EXERCISE INSTRUCTIONS:
Skip every picture and transcribe the remaining material exactly.

PROVIDED MATERIAL:

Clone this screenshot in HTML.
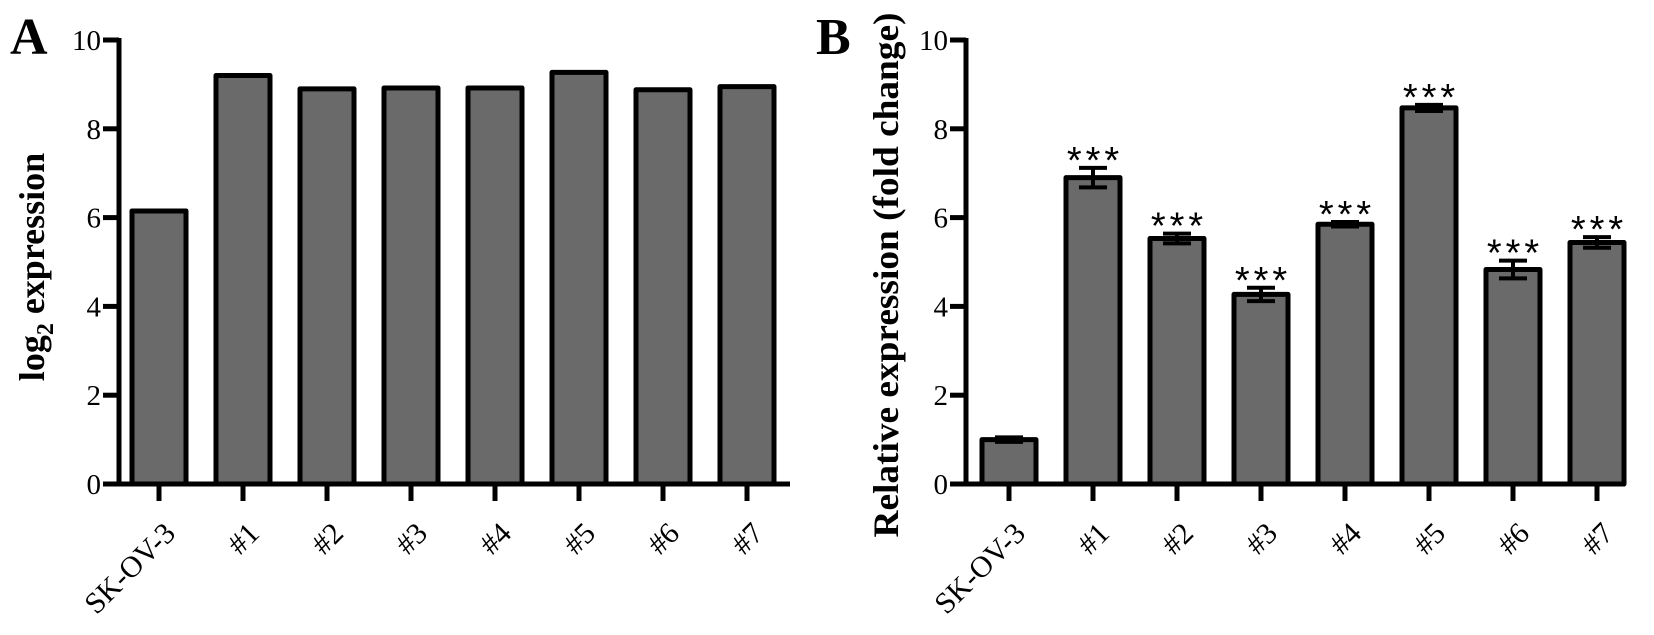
<!DOCTYPE html>
<html><head><meta charset="utf-8"><style>
html,body{margin:0;padding:0;background:#fff;}
svg{display:block;font-family:"Liberation Serif",serif;}
</style></head><body>
<svg id="chart" width="1654" height="635" viewBox="0 0 1654 635" xmlns="http://www.w3.org/2000/svg">
<text x="10" y="54" font-size="52" font-weight="bold">A</text>
<text x="816" y="54" font-size="52" font-weight="bold">B</text>
<text transform="translate(44,267) rotate(-90)" text-anchor="middle" font-size="36" font-weight="bold">log<tspan font-size="24" dy="9">2</tspan><tspan dy="-9"> expression</tspan></text>
<text transform="translate(898,275) rotate(-90)" text-anchor="middle" font-size="36" font-weight="bold" textLength="525" lengthAdjust="spacingAndGlyphs">Relative expression (fold change)</text>
<g id="pa"></g>
<g id="pb"></g>
</svg>
<script>
const categories = ["SK-OV-3","#1","#2","#3","#4","#5","#6","#7"];
const valuesA = [6.15, 9.2, 8.9, 8.92, 8.92, 9.27, 8.88, 8.95];
const valuesB = [1.0, 6.9, 5.53, 4.27, 5.85, 8.47, 4.83, 5.44];
const errorsB = [0.05, 0.22, 0.11, 0.15, 0.05, 0.07, 0.2, 0.12];
const starsB = ["", "***","***","***","***","***","***","***"];
const yTicks = [0, 2, 4, 6, 8, 10];

const NS = "http://www.w3.org/2000/svg";
function mk(tag, attrs, parent){ const e=document.createElementNS(NS,tag); for(const k in attrs) e.setAttribute(k,attrs[k]); parent.appendChild(e); return e; }
const y0 = 484, y10 = 40;
function yScale(v){ return y0 - v*(y0-y10)/10; }

function panel(g, axisX, firstX, axisEnd, values, errors, stars, tag){
  const xScale = i => firstX + i*84;
  const bw = 54;
  yTicks.forEach(t=>{
    const y = yScale(t);
    const tk = mk("line",{x1:axisX-16,x2:axisX,y1:y,y2:y,stroke:"#000","stroke-width":5},g);
    
    
    const tl = mk("text",{x:axisX-18,y:y+10,"text-anchor":"end","font-size":29},g);
    tl.textContent = t;
    
    
  });
  values.forEach((v,i)=>{
    const cx = xScale(i);
    const r = mk("rect",{x:cx-bw/2,y:yScale(v),width:bw,height:y0-yScale(v),fill:"#6a6a6a",stroke:"#000","stroke-width":5,"stroke-linejoin":"round"},g);
    
    
    const xt = mk("line",{x1:cx,x2:cx,y1:y0,y2:y0+17,stroke:"#000","stroke-width":5},g);
    
    
    const lab = mk("text",{transform:`translate(${cx+18},${535}) rotate(-45)`,"text-anchor":"end","font-size":30},g);
    lab.textContent = categories[i];
    
    
    if(errors){
      const e = errors[i];
      const eg = mk("path",{d:`M${cx-14},${yScale(v+e)}H${cx+14}M${cx},${yScale(v+e)}V${yScale(v-e)}M${cx-14},${yScale(v-e)}H${cx+14}`,stroke:"#000","stroke-width":4,fill:"none"},g);
      
      
      if(stars[i]){
        const s = mk("text",{x:cx+2,y:yScale(v+e)+5,"text-anchor":"middle","font-size":38,"letter-spacing":"4","font-family":"Liberation Sans, sans-serif"},g);
        s.textContent = stars[i];
        
        
      }
    }
  });
  const ax = mk("path",{d:`M${axisX},${y10-2}V${y0}H${axisEnd}`,stroke:"#000","stroke-width":5,fill:"none"},g);
  
  
}
panel(document.getElementById("pa"),119,159,790,valuesA,null,null,"a");
panel(document.getElementById("pb"),966,1009,1625,valuesB,errorsB,starsB,"b");
</script>
</body></html>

TASK SOLUTION:
Clone this screenshot in HTML.
<!DOCTYPE html>
<html><head><meta charset="utf-8"><style>
html,body{margin:0;padding:0;background:#fff;}
svg{display:block;font-family:"Liberation Serif",serif;}
</style></head><body>
<svg id="chart" width="1654" height="635" viewBox="0 0 1654 635" xmlns="http://www.w3.org/2000/svg">
<text x="10" y="54" font-size="52" font-weight="bold">A</text>
<text x="816" y="54" font-size="52" font-weight="bold">B</text>
<text transform="translate(44,267) rotate(-90)" text-anchor="middle" font-size="36" font-weight="bold">log<tspan font-size="24" dy="9">2</tspan><tspan dy="-9"> expression</tspan></text>
<text transform="translate(898,275) rotate(-90)" text-anchor="middle" font-size="36" font-weight="bold" textLength="525" lengthAdjust="spacingAndGlyphs">Relative expression (fold change)</text>
<g id="pa"></g>
<g id="pb"></g>
</svg>
<script>
const categories = ["SK-OV-3","#1","#2","#3","#4","#5","#6","#7"];
const valuesA = [6.15, 9.2, 8.9, 8.92, 8.92, 9.27, 8.88, 8.95];
const valuesB = [1.0, 6.9, 5.53, 4.27, 5.85, 8.47, 4.83, 5.44];
const errorsB = [0.05, 0.22, 0.11, 0.15, 0.05, 0.07, 0.2, 0.12];
const starsB = ["", "***","***","***","***","***","***","***"];
const yTicks = [0, 2, 4, 6, 8, 10];

const NS = "http://www.w3.org/2000/svg";
function mk(tag, attrs, parent){ const e=document.createElementNS(NS,tag); for(const k in attrs) e.setAttribute(k,attrs[k]); parent.appendChild(e); return e; }
const y0 = 484, y10 = 40;
function yScale(v){ return y0 - v*(y0-y10)/10; }

function panel(g, axisX, firstX, axisEnd, values, errors, stars, tag){
  const xScale = i => firstX + i*84;
  const bw = 54;
  yTicks.forEach(t=>{
    const y = yScale(t);
    const tk = mk("line",{x1:axisX-16,x2:axisX,y1:y,y2:y,stroke:"#000","stroke-width":5},g);
    
    
    const tl = mk("text",{x:axisX-18,y:y+10,"text-anchor":"end","font-size":29},g);
    tl.textContent = t;
    
    
  });
  values.forEach((v,i)=>{
    const cx = xScale(i);
    const r = mk("rect",{x:cx-bw/2,y:yScale(v),width:bw,height:y0-yScale(v),fill:"#6a6a6a",stroke:"#000","stroke-width":5,"stroke-linejoin":"round"},g);
    
    
    const xt = mk("line",{x1:cx,x2:cx,y1:y0,y2:y0+17,stroke:"#000","stroke-width":5},g);
    
    
    const lab = mk("text",{transform:`translate(${cx+18},${535}) rotate(-45)`,"text-anchor":"end","font-size":30},g);
    lab.textContent = categories[i];
    
    
    if(errors){
      const e = errors[i];
      const eg = mk("path",{d:`M${cx-14},${yScale(v+e)}H${cx+14}M${cx},${yScale(v+e)}V${yScale(v-e)}M${cx-14},${yScale(v-e)}H${cx+14}`,stroke:"#000","stroke-width":4,fill:"none"},g);
      
      
      if(stars[i]){
        const s = mk("text",{x:cx+2,y:yScale(v+e)+5,"text-anchor":"middle","font-size":38,"letter-spacing":"4","font-family":"Liberation Sans, sans-serif"},g);
        s.textContent = stars[i];
        
        
      }
    }
  });
  const ax = mk("path",{d:`M${axisX},${y10-2}V${y0}H${axisEnd}`,stroke:"#000","stroke-width":5,fill:"none"},g);
  
  
}
panel(document.getElementById("pa"),119,159,790,valuesA,null,null,"a");
panel(document.getElementById("pb"),966,1009,1625,valuesB,errorsB,starsB,"b");
</script>
</body></html>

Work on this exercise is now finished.